Nothing fazed them. Snapped fuel line? No biggie. A sheered-off bolt on the Yarder? Quick fix.
Perhaps I'm idealizing a bit, but looking back on it now, there was seemingly no problem they couldn't fix, no breakdown more than a temporary annoyance. These men repaired the brakes on their own cars and shingled the roofs of their own houses.
And they hunted. Fished some, too, but mostly the folks who were around me growing up hunted. Venison was always on the menu and we were tenacious carnivores, but several of my uncles hunted other game as well -- elk, bear, antelope.
My Great Uncle Bud, who fought against the Nazis in Europe but rarely talked about it, made exquisite bear salami. The rifle with which I shot my first deer was a .25-20 caliber lever-action Winchester that was my great grandfather's hunting rifle. While I've not hunted in many years for anything more dangerous than bargains, I'm still a fairly good shot, and that's the one thing I think I still have in common with these men.
This all occurred to me while waiting on line at my local car dealership for an oil change. There I was, a man who can tell you the difference between a Petrarchan and Shakespearean sonnet (line structure and rhyme scheme) or the name of the 17th-century English poet who wrote a pamphlet in defense of free speech (John Milton) but I couldn't remember the last time I changed the oil in a car. How odd that would seem to my grandfather, considering he wrote the mileage down on the sun visor of his '64 Ford pickup each time he changed the oil (every 3,000 miles on the dot).

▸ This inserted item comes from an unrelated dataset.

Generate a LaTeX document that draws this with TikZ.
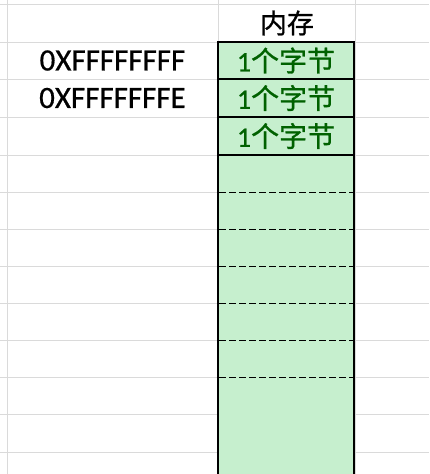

Of course, even if I had wanted to I couldn't change the oil in our fairly new BWM -- simply opening the hood requires official approval from Munich. But I also have a '92 Ford pickup, and there's nothing stopping me there. All human beings are flawed, including this one, but I suspect our true curse is our collective unwillingness -- or, perhaps, inability -- to listen to older generations and grasp their wisdom and learn from their errors. The philosopher George Santayana's old saw, although now offered so frequently it threatens to become a threadbare cliché, still bites: Those who don't learn from history are doomed to repeat it.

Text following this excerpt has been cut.